Another option is to tune indexing. Let’s remove our existing index and replace it with a “covering” index as such:
DROP INDEX idx_created_on; CREATE INDEX idx_created_on_value ON aggregation_test(created_on, value) TABLESPACE aggregation_test_index;
Let’s again flush caches:
alter system flush shared_pool; alter system flush buffer_cache;
And run the query…
- First execution: 0.5s
- Second execution: 0.005s
From the execution plan, I can now tell that the query didn’t need to access the table any longer. All relevant data was contained in the index:
Now that starts getting impressive, right?
So, what conclusion can we draw from this?
Here are a couple of findings:
Don’t jump to conclusions
First off, we should be careful with jumping to any conclusion at all. We are comparing apples with oranges. We’d even be comparing apples with oranges when comparing Oracle with SQL Server. Both benchmarks were quickly written, hacked-up benchmarks that do not represent any productive situations. What we can say already now is that there is not a significant winner when aggregating data in a 50M records table, but Oracle seems to perform better very quickly on an SSD (MongoDB) vs. HDD (Oracle) disk benchmark!
To be fair, my computer has a better CPU than Vlad’s:
Both SQL and NoSQL can scale
Much of the NoSQL scaling debate is FUD. People always want to believe vendors who tend to say “their product doesn’t do this and that”. Don’t buy it immediately. Run a smallish benchmark as the above and see for yourself, scaling up is not a problem for both SQL and NoSQL databases. Don’t be blinded by Oracle’s initial “slow” query execution. Oracle is a very sophisticated database that can tune itself according to actual need, thanks to its cost-based optimiser and its statistics.
And, nothing keeps you (and your DBA) from using all of your tool’s features. In this example, we have only scratched the surface. For instance, we might apply IOT (Index-organised Table) or table partitioning, if you’re using Oracle Enterprise Edition.
50M is not Big Data
CERN has Big Data. Google does. Facebook does. You don’t. 50M is not “Big Data”. It’s just your average database table.
200ms is not fast
Obviously, you might not care too much how long it takes to prepare your offline report on a dedicated batch reporting server. But if you have a real user on a real UI waiting for it… If they do, 200ms is not fast, because they might be running 20 of these queries. And there might be 10’000 of these users. In a real OLTP system, having such reporting queries around even means that Oracle 0.005s aren’t fast!
So, in other words…
… don’t jump the SQL ship just yet!
Hi Lukas!
Great article! Can you share your testing 50M rows dataset with me? I’d like to perform same query on Redshift.
Thanks, Petr
Petr, that would be very interesting as a comparison! I’ll PM a link to the data file to you, so you can download it. Would be great if you could backlink to Vlad’s and my blog posts for the comparison:
– Vlad: http://vladmihalcea.wordpress.com/2013/12/19/mongodb-facts-lightning-speed-aggregation/
– Our original post: http://blog.jooq.org/2013/12/19/mongodb-lightning-fast-aggregation-challenged-with-oracle/
That was a good read, thanks for the detail. I’ve been reading about some of the in-memory functionality of SQL Server 2014, I would be interested in doing a similar test there and seeing the differences.

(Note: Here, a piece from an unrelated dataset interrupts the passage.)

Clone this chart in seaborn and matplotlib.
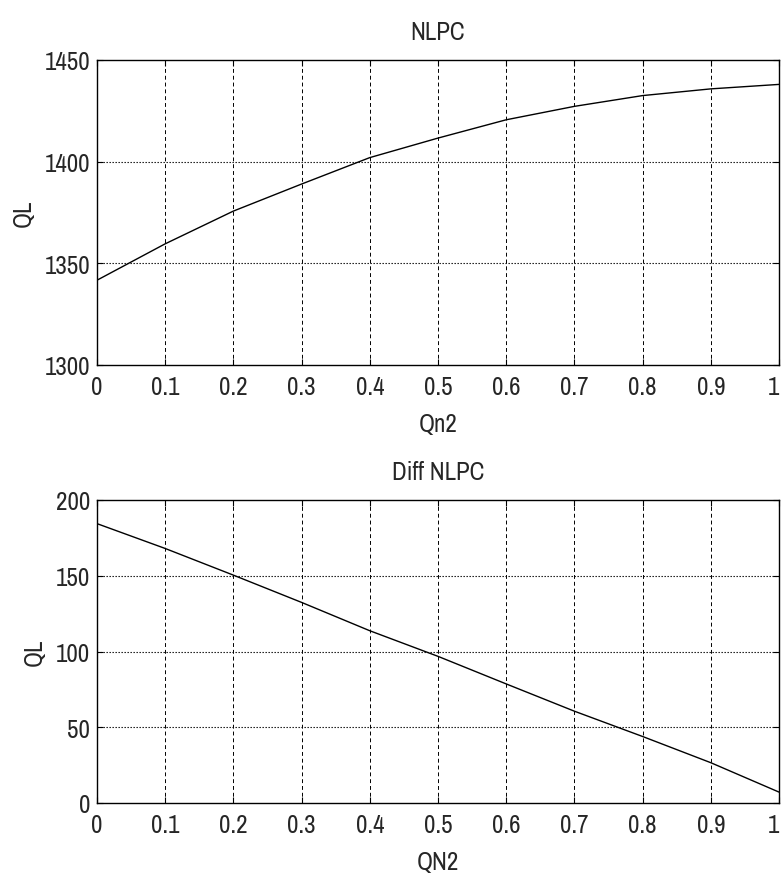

Yes indeed. Also, upcoming Oracle versions will support more in-memory querying. RDBMS seem to pull the last registers in vertical scalability…
nice read but where is the scale? you run all on a single pc. can you just perform the same on let say 20 machines and share results? i doubt you can do so for any sql
Good point. I didn’t have time (or the incentive) to do a more realistic benchmark that also checks for scaling out. 20 machines are certainly not going anywhere close to producing significant benchmarks either.
From an Oracle perspective, a relevant publication has been made by CERN who are using Oracle extensively to scale: http://www.oracle.com/technetwork/database/availability/active-data-guard-at-cern-1914404.ppsx
I don’t know about comparable MongoDB case studies.